The court concludes that the SUI penalty was correctly imposed for the 2010 tax year
because Plaintiff understated his taxable income by more than $15,000. The legislature gave the
Department of Revenue, not the court, the authority to waive all or part of the SUI penalty.
III. CONCLUSION
After careful consideration, the court finds that, for the 2010 tax year, Plaintiff failed to
prove by a preponderance of the evidence that he is entitled to any Schedule C business expenses
or deductions beyond those agreed upon in the parties’ Stipulation or previously allowed by
Defendant. The court further finds that Defendant properly imposed the SUI penalty for the
2010 tax year and the court may not waive that penalty. Now, therefore,
IT IS THE DECISION OF THIS COURT that Plaintiff’s 2009 and 2010 Oregon income
tax liability is adjusted pursuant to the attached Stipulation of the parties.
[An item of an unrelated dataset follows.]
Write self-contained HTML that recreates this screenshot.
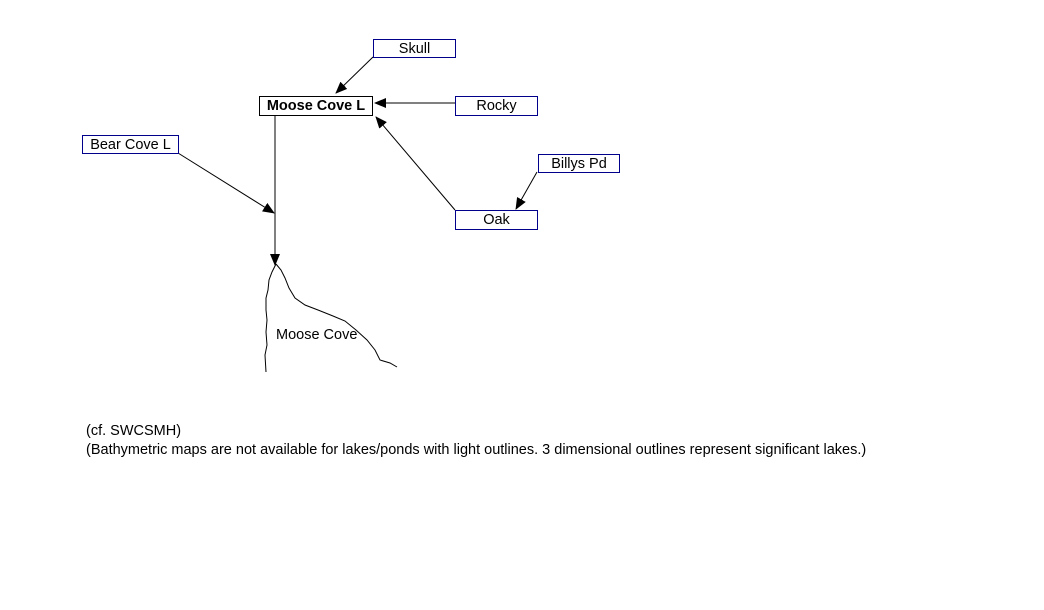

IT IS FURTHER DECIDED that Plaintiff’s appeal is denied with respect to the
remaining issues presented for decision for the 2010 tax year.
Dated this day of December 2016.
ALLISON R. BOOMER MAGISTRATE
If you want to appeal this Final Decision, file a complaint in the Regular Division of the Oregon Tax Court, by mailing to: 1163 State Street, Salem, OR 97301-2563; or by hand delivery to: Fourth Floor, 1241 State Street, Salem, OR.
Your complaint must be submitted within 60 days after the date of the Final Decision or this Final Decision cannot be changed. TCR-MD 19 B.
This document was filed and entered on December 28, 2016.